# EXERCISE DIRECTIONS:
Keep to the lines between the one holding "Convert this chart to matplotlib code." and the one holding "Path.LINETO, Path.LINETO, Path.CLOSEPOLY])", inclusive, and write them out exactly.

# MATERIAL FOR THE TASK:

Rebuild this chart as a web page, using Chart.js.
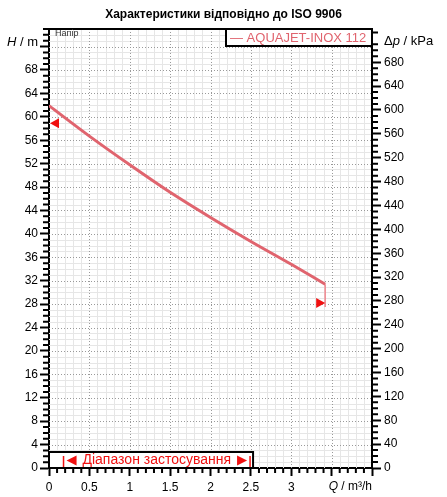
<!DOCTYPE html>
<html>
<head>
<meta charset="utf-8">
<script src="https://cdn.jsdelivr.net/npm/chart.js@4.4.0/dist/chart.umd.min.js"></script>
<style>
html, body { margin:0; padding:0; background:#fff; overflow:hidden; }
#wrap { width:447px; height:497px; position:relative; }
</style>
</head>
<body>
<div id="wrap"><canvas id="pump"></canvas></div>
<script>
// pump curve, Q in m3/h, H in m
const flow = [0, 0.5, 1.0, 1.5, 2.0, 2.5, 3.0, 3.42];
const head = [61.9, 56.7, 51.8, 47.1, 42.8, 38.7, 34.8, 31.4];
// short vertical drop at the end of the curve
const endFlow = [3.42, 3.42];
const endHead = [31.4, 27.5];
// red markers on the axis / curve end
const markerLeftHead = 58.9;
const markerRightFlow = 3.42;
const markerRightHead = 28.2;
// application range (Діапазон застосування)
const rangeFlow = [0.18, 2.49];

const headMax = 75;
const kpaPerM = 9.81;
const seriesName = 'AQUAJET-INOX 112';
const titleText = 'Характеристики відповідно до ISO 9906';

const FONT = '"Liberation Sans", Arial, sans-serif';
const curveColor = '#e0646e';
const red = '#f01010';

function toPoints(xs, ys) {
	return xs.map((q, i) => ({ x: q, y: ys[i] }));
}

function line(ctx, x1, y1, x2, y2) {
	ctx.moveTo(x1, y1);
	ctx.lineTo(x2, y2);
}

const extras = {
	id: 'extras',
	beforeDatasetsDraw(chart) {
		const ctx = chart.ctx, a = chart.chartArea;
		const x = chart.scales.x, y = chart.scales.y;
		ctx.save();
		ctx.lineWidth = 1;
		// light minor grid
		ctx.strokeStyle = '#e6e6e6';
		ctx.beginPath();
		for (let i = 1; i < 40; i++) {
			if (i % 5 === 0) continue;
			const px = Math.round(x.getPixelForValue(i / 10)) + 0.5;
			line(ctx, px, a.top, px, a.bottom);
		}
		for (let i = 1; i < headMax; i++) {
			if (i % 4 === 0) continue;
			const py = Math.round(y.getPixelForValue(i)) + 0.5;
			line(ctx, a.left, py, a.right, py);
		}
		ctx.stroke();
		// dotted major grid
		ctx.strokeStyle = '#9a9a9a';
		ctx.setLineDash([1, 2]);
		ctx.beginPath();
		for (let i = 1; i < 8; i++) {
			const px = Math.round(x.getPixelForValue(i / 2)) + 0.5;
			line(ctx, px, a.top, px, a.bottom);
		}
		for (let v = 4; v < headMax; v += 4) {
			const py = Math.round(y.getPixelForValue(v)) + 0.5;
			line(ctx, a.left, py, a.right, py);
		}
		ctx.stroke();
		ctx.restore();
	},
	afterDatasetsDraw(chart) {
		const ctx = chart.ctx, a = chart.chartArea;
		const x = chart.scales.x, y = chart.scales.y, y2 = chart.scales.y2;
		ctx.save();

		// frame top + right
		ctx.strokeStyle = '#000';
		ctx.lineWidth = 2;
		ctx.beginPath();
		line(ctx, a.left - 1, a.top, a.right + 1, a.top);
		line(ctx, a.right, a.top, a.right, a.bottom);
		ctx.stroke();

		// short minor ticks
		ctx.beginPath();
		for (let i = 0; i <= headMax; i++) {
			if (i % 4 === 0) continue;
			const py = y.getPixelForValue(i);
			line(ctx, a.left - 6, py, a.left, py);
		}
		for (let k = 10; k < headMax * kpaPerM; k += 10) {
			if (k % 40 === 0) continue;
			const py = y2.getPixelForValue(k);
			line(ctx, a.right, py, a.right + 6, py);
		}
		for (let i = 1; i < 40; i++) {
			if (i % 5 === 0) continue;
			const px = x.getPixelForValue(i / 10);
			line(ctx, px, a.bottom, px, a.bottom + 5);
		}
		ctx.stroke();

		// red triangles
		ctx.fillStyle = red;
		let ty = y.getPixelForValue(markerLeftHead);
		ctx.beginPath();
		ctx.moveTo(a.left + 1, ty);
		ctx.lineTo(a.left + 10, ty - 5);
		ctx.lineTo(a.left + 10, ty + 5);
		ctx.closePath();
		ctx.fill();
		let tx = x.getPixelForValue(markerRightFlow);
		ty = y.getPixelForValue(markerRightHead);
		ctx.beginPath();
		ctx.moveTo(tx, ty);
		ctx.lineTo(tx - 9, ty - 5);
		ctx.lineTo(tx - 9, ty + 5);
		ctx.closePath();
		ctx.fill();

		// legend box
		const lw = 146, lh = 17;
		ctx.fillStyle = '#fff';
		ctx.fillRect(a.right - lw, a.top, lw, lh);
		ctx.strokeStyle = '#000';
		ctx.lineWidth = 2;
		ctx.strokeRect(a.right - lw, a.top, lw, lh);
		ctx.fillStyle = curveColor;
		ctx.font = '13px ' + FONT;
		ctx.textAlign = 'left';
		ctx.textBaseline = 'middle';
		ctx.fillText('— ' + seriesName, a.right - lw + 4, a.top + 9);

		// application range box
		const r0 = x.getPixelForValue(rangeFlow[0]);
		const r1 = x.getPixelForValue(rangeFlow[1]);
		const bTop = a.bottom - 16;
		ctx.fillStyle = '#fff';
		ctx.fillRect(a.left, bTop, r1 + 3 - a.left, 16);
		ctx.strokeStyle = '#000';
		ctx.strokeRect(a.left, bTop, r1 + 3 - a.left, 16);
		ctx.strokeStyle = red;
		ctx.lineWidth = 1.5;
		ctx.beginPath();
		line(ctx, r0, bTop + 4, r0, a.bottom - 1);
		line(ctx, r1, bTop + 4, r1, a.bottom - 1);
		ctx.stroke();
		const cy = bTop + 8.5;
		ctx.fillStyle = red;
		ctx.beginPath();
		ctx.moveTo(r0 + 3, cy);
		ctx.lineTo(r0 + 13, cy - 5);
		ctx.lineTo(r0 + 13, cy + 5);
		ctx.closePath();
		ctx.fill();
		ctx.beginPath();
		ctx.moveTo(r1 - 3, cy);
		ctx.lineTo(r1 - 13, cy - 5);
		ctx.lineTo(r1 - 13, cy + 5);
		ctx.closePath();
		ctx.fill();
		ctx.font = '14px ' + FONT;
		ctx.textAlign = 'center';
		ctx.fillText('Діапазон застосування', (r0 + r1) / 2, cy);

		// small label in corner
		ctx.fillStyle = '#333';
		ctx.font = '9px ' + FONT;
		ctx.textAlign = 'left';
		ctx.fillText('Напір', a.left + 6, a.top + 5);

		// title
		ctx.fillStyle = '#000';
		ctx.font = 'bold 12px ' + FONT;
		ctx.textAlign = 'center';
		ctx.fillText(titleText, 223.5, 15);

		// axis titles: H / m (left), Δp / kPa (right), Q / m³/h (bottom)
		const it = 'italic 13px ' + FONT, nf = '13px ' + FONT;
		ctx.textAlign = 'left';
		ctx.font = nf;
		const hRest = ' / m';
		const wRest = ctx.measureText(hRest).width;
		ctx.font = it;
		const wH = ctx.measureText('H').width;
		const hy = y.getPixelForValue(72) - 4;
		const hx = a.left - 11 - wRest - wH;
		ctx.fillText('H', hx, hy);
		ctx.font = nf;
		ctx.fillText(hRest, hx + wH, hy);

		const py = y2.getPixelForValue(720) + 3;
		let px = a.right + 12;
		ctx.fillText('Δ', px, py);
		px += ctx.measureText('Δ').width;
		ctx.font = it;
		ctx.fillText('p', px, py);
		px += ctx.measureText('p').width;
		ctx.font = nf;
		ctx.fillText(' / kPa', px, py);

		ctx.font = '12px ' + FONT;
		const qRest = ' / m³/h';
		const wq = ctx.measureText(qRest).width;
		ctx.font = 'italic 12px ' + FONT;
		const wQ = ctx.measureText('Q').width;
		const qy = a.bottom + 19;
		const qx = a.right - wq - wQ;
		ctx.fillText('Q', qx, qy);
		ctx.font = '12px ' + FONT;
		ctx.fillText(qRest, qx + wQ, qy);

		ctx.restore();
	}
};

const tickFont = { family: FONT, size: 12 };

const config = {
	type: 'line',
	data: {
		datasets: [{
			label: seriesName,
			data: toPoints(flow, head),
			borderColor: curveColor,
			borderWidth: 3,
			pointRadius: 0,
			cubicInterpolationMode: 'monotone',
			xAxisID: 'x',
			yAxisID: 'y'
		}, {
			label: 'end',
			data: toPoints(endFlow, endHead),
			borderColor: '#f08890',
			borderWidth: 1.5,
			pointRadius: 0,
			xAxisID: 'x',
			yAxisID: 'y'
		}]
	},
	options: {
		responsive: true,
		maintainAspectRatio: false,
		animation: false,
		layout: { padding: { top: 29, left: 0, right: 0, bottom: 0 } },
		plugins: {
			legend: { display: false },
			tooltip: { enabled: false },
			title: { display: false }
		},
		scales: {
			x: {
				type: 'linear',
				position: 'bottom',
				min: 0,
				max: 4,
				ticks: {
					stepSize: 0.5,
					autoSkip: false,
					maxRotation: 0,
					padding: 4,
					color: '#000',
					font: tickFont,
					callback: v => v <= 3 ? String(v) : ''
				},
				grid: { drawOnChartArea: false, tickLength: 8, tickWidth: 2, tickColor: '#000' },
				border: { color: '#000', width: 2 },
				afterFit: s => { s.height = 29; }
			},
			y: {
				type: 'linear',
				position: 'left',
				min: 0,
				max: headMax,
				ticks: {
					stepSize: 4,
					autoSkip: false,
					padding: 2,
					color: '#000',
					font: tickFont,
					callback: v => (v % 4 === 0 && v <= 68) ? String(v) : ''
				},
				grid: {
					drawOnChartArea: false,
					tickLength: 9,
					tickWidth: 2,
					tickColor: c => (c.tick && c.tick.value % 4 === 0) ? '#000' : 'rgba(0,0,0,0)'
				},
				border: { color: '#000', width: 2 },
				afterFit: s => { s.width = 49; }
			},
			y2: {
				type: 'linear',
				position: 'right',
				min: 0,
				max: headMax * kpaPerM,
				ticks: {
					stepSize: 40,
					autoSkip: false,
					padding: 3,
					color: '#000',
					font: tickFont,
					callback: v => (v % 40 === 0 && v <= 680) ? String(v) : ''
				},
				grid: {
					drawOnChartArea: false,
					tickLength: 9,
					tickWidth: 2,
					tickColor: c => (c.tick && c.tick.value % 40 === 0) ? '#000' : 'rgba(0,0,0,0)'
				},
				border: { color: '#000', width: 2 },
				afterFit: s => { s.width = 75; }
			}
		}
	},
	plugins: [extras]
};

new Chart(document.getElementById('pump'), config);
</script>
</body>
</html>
---
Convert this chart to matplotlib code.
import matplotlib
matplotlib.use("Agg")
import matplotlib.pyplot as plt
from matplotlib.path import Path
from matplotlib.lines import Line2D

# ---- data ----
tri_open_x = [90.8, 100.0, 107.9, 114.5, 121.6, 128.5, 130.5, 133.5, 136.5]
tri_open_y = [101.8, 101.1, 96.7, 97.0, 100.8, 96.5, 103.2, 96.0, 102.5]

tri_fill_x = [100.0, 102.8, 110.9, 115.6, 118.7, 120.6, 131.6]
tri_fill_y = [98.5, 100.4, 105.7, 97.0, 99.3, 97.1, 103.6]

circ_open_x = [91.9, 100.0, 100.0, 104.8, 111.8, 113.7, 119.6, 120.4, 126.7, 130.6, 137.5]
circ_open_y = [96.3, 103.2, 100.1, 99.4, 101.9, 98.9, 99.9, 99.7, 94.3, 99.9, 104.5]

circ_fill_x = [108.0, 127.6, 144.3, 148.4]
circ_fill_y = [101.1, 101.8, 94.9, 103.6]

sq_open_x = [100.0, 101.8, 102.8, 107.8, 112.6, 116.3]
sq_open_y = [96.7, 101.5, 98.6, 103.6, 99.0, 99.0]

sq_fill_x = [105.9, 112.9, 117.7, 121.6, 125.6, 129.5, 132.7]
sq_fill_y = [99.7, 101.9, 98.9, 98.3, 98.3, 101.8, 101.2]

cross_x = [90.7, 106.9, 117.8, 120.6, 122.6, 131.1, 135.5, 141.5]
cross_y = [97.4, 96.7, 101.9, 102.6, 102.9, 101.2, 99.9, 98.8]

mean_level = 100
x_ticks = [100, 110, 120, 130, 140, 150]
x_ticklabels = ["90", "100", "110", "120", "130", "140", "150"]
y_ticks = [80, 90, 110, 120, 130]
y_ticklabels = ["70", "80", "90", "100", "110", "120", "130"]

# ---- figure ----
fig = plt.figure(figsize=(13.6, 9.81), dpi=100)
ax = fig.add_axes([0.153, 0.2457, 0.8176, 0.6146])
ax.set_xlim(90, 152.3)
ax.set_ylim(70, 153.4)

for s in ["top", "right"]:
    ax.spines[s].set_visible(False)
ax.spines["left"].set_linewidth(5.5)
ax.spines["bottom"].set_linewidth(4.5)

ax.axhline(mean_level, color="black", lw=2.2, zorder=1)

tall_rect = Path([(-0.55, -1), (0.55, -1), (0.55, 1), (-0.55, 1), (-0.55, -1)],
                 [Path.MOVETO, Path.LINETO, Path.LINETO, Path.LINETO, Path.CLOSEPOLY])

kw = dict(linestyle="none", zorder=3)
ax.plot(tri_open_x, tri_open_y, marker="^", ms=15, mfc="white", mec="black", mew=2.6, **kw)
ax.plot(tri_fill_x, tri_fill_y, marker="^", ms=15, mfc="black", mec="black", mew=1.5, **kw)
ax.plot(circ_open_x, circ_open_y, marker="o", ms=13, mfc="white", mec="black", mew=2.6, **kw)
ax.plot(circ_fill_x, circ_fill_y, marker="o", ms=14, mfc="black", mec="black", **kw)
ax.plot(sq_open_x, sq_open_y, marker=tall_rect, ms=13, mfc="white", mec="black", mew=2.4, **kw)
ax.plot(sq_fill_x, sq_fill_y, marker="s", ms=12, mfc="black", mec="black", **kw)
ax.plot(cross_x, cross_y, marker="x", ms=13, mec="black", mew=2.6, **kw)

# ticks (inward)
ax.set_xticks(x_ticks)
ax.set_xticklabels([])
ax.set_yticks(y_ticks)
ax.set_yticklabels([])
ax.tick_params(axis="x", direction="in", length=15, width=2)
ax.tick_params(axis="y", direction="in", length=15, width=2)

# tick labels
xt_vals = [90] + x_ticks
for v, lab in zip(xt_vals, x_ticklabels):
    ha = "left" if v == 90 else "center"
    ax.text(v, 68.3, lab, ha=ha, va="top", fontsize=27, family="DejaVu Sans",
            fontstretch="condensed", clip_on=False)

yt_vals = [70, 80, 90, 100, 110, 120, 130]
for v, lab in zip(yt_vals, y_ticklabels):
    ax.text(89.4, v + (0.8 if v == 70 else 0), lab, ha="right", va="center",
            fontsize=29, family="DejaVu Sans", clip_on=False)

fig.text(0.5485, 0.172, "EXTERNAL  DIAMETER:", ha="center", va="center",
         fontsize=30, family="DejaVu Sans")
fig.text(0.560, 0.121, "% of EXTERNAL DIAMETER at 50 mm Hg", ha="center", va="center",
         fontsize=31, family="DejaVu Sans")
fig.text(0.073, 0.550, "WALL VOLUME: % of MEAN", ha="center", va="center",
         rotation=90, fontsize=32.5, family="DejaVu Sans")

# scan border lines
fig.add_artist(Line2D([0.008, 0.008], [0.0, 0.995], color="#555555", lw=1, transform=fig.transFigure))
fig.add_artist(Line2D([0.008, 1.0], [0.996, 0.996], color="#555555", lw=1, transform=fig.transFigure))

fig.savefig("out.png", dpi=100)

# ANSWER TO THE PROBLEM:
Convert this chart to matplotlib code.
import matplotlib
matplotlib.use("Agg")
import matplotlib.pyplot as plt
from matplotlib.path import Path
from matplotlib.lines import Line2D

# ---- data ----
tri_open_x = [90.8, 100.0, 107.9, 114.5, 121.6, 128.5, 130.5, 133.5, 136.5]
tri_open_y = [101.8, 101.1, 96.7, 97.0, 100.8, 96.5, 103.2, 96.0, 102.5]

tri_fill_x = [100.0, 102.8, 110.9, 115.6, 118.7, 120.6, 131.6]
tri_fill_y = [98.5, 100.4, 105.7, 97.0, 99.3, 97.1, 103.6]

circ_open_x = [91.9, 100.0, 100.0, 104.8, 111.8, 113.7, 119.6, 120.4, 126.7, 130.6, 137.5]
circ_open_y = [96.3, 103.2, 100.1, 99.4, 101.9, 98.9, 99.9, 99.7, 94.3, 99.9, 104.5]

circ_fill_x = [108.0, 127.6, 144.3, 148.4]
circ_fill_y = [101.1, 101.8, 94.9, 103.6]

sq_open_x = [100.0, 101.8, 102.8, 107.8, 112.6, 116.3]
sq_open_y = [96.7, 101.5, 98.6, 103.6, 99.0, 99.0]

sq_fill_x = [105.9, 112.9, 117.7, 121.6, 125.6, 129.5, 132.7]
sq_fill_y = [99.7, 101.9, 98.9, 98.3, 98.3, 101.8, 101.2]

cross_x = [90.7, 106.9, 117.8, 120.6, 122.6, 131.1, 135.5, 141.5]
cross_y = [97.4, 96.7, 101.9, 102.6, 102.9, 101.2, 99.9, 98.8]

mean_level = 100
x_ticks = [100, 110, 120, 130, 140, 150]
x_ticklabels = ["90", "100", "110", "120", "130", "140", "150"]
y_ticks = [80, 90, 110, 120, 130]
y_ticklabels = ["70", "80", "90", "100", "110", "120", "130"]

# ---- figure ----
fig = plt.figure(figsize=(13.6, 9.81), dpi=100)
ax = fig.add_axes([0.153, 0.2457, 0.8176, 0.6146])
ax.set_xlim(90, 152.3)
ax.set_ylim(70, 153.4)

for s in ["top", "right"]:
    ax.spines[s].set_visible(False)
ax.spines["left"].set_linewidth(5.5)
ax.spines["bottom"].set_linewidth(4.5)

ax.axhline(mean_level, color="black", lw=2.2, zorder=1)

tall_rect = Path([(-0.55, -1), (0.55, -1), (0.55, 1), (-0.55, 1), (-0.55, -1)],
                 [Path.MOVETO, Path.LINETO, Path.LINETO, Path.LINETO, Path.CLOSEPOLY])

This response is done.